The international company, a key player for development
There is a broad academic consensus that although international companies, through the FDI, can produce substantial benefits, their most significant contribution to the development of a country stems from the transfer and dissemination of their technological capabilities to the local production network. In this regard, the FDI has today become the main channel of technology transfer for the majority of developing countries and economies, in which it contributes to increasing the added value of production and to increasing the training of its human capital.
These processes of technology transfer can be developed through two-way channels. First of all, it is achieved through direct investment and the transfer of technology and capabilities from the parent company to the subsidiary, including the implementation of the business model and corporate management practices, with the adjustments required by the local context.
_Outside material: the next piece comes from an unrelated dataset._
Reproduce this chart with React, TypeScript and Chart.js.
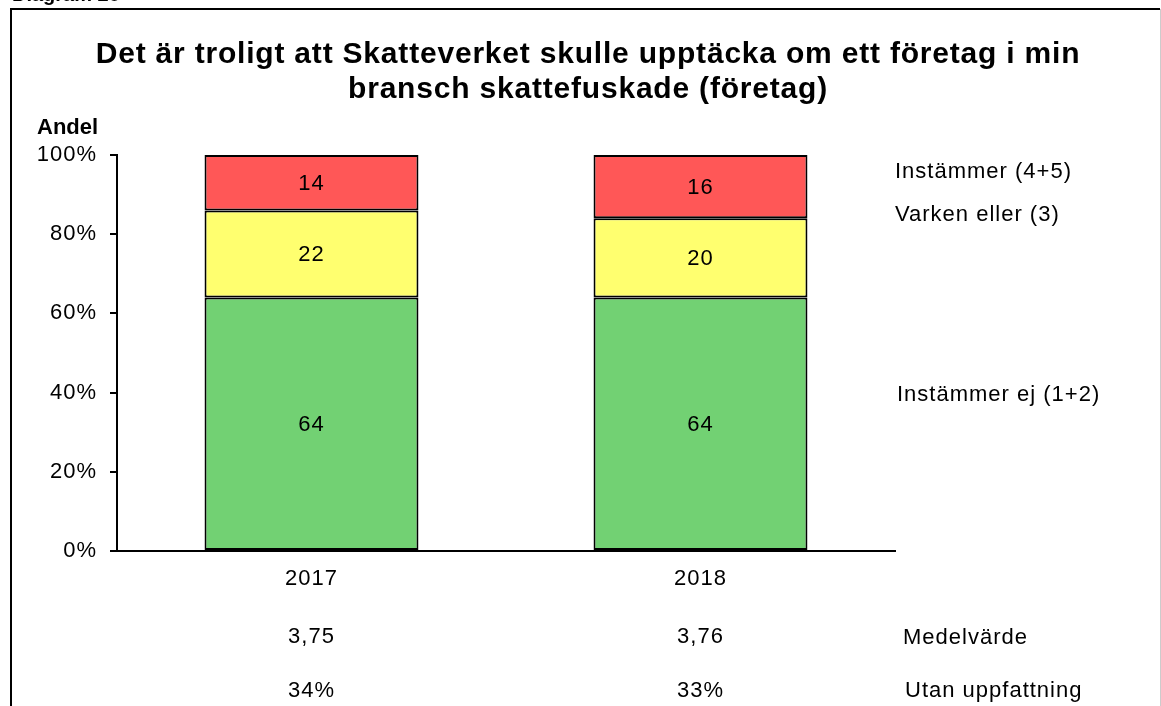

Second, knowledge spillovers into the local productive network occur as a result of certain decisions and actions of the company, e.g. when the company shares ownership of the subsidiary with a local partner, supports local suppliers so that they comply with international quality standards, supplying the local market with technologically more advanced products or well developed in partnership with some of its local clients, or locating R & D operations in the country and collaborating with universities and local research centres.
Moreover, adopting responsible investment approaches has also provided tangible benefits for companies. This is because they have contributed, on the one hand, to facilitating the adaptation of the subsidiary to the country and making the return on investments more sustainable and, on the other hand, to the promoter companies being differentiated competitively and developing new organisational capacities that have been able to be replicated in similar countries, thereby enhancing their international growth.